For those of you unfamiliar with the Southern Vampire Series, the character of Sookie Stackhouse, or HBO’s True Blood series these books have always been a bit of paranormal mystery fluff with a romance angle put in. These books are the definition of frothy, cheesy, relaxing reads that you can mostly turn off the world around you and sink into. In the beginnings of the series, Harris put in some social commentary, and that was fine.
The mechanics were never very good. My biggest problem with Harris as a technician is that she cannot naturally move a character from one place to another without a paragraph of exposition. Also, Sookie tells you exactly what she is thinking all of the time. There is no subtlety or nuance. The reader is also quite often treated to her daily to do list while Harris is working towards the next plot point.
However, as mental palate cleansers? Who cares!
So why did I read this book? Because ingres77 recently read the first book in the series, Dead Until Dark, and it reminded me that I never did finish. There was a small amount of peer pressure from he and narfna, and here we are.
I drank a lot of beer while reading this. It was really the only way.
Listen, these aren’t good books. They aren’t all bad either, but other than bonkers werewolf, shifter, vampire, witch, and fairy shenanigans and a protagonist who cannot find the good in her ability to hear other people’s thoughts there isn’t much left. I’m sure there are better avenues to get your were/shifter/magic/vampire fix.
Or you could just watch the show, since for at least the first couple seasons it took and improved the core of the book series. Then it too went off the rails. However, it gave us Lafayette, so I cannot be mad.

You’ll notice that this is actually a review of two books. Harris, bless her, couldn’t fit all the characters in her 13 book series into the end, and because fans are rabid things, she wrote a compendium which lists off many of the characters in alphabetical order and gives you their epilogue style update. When I found out about it I also requested it from the library because maybe my favorite character in the entire series, the only one I truly wish well (besides Sam), is the vampire Bubba. You know, Elvis. He did not make it into the last book so I checked out the other one just to get this half page of closure:

Save yourselves the trouble, skip these.
With that, I have completed this year’s half cannonball and am one third of the way to my overall goal. Viva la Cannonball!
I do not regret my role in this!
happy half cannonball!
I don’t think you understand how much genuine satisfaction I just got from this review, and from knowing that finished the whole series.

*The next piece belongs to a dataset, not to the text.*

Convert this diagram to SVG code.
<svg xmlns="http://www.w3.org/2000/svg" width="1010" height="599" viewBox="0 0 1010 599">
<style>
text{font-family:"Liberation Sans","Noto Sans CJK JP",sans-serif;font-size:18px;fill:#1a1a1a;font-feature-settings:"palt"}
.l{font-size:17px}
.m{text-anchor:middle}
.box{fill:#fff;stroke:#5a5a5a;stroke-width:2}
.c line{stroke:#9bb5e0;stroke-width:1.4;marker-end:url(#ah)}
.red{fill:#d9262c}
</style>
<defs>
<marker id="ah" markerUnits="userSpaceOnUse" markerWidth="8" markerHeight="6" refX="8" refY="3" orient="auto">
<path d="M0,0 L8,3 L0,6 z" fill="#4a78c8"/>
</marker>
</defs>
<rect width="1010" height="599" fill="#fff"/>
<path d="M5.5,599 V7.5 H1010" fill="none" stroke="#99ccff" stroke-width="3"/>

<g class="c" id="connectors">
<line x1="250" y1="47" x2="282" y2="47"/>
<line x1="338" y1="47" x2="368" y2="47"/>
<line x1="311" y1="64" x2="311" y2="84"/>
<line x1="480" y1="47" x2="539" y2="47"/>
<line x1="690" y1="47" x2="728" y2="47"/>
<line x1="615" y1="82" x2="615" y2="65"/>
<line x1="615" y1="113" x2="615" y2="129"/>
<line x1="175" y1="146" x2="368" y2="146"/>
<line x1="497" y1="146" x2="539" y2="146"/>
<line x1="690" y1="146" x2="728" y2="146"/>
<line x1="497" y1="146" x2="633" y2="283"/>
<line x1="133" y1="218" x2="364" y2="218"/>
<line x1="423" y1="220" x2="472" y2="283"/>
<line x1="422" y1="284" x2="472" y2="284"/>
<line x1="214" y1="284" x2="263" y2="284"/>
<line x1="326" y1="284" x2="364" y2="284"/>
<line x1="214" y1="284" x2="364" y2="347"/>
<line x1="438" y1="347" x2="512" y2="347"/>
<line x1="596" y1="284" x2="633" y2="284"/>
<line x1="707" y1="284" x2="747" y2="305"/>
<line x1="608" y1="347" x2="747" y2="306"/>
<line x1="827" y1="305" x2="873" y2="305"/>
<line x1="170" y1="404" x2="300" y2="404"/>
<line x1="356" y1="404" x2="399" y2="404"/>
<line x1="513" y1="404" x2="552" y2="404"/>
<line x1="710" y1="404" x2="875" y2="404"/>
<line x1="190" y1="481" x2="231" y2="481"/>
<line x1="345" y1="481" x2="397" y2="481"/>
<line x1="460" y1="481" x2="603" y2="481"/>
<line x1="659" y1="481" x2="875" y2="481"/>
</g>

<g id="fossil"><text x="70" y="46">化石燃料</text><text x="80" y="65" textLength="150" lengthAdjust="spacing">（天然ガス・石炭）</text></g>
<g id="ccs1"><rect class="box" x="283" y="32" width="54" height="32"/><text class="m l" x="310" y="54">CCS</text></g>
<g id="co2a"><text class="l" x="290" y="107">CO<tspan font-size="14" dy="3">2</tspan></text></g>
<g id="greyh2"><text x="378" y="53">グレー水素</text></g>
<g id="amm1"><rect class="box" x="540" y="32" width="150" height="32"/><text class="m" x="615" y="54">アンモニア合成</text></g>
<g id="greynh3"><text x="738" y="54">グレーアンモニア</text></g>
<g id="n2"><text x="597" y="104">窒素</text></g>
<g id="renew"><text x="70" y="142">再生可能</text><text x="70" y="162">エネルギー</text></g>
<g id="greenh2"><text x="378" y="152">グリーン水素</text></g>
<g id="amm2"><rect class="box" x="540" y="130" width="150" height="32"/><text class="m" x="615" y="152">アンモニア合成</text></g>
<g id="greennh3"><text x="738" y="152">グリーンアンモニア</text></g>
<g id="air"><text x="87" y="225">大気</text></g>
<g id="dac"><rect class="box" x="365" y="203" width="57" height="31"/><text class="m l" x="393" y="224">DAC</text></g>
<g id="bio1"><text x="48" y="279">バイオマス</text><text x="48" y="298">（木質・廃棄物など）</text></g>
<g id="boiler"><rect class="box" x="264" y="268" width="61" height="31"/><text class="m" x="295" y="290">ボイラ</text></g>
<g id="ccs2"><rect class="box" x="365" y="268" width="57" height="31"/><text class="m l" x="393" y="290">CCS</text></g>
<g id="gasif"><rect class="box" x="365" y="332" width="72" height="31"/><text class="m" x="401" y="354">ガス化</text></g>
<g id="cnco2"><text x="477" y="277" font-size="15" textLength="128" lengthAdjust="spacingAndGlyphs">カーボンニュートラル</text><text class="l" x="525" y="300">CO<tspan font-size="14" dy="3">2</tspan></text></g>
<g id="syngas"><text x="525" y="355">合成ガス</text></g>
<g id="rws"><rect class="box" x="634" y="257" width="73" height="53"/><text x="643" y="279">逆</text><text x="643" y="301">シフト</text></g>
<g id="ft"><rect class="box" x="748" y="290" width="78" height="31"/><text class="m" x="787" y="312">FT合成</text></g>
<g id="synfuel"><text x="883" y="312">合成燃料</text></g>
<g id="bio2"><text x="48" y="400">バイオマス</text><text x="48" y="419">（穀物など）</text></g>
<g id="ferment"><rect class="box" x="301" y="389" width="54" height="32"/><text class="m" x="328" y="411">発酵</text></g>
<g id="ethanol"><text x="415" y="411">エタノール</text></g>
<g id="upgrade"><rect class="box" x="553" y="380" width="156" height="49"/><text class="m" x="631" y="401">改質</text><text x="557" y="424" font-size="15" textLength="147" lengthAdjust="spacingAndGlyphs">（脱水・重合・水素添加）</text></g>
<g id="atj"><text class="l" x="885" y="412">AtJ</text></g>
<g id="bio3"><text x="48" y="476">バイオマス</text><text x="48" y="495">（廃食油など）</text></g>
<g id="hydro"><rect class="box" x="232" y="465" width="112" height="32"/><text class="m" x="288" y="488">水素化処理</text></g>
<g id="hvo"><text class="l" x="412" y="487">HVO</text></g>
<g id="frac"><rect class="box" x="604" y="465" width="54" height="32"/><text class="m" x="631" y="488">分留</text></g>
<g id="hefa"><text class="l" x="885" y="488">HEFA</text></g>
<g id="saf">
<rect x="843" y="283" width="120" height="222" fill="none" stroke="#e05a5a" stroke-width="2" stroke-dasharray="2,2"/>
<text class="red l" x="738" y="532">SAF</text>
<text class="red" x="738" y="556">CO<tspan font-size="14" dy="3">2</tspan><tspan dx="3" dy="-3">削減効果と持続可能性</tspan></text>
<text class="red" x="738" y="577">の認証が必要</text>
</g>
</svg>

Long dramatic sigh of contentment.
Half the reason I grabbed book 13.5 from the library was because of you.
“Ashley will be ecstatic if you read ALL of it, Katie.”
Also… next up is Bloodline, which is all your fault as well. Its my first ever novel in the Star Wars universe. EVER.
Hahahah, yessss. Also, YESSS BLOODLINE SO GOOD. I hope you love it.
I think I may have hit some sort of Cannonball milestone back in the day with my review of book 13 of this series. I can honestly say that I read the last one entirely out of stubbornness, by that point, any genuine enjoyment I had from the early books in the series was entirely gone.
They went completely off the reservation there for a while. Funnily enough, my husband just mentioned the other day how we just sort of dropped the TV show too. I forget how many seasons we actually made it through, it may have been Jason being raped by were-panthers that made me quit. I remember not liking that storyline at all. Eric and Pam were even more glorious on TV than in the books though, and I’m glad they kept Lafayette around. Killing him off was clearly a mistake on Harris’ side.
I kept with the show until the end… but I had the ability to fast forward through parts that were too much, which is also how I deal with some of Game of Thrones.
I have genuinely positive overall memories of perhaps the first 7 books? And then Harris just pushed too far stretching this series out to 13. Books 10-12 were awful. This one was basically exactly what I expected it to be.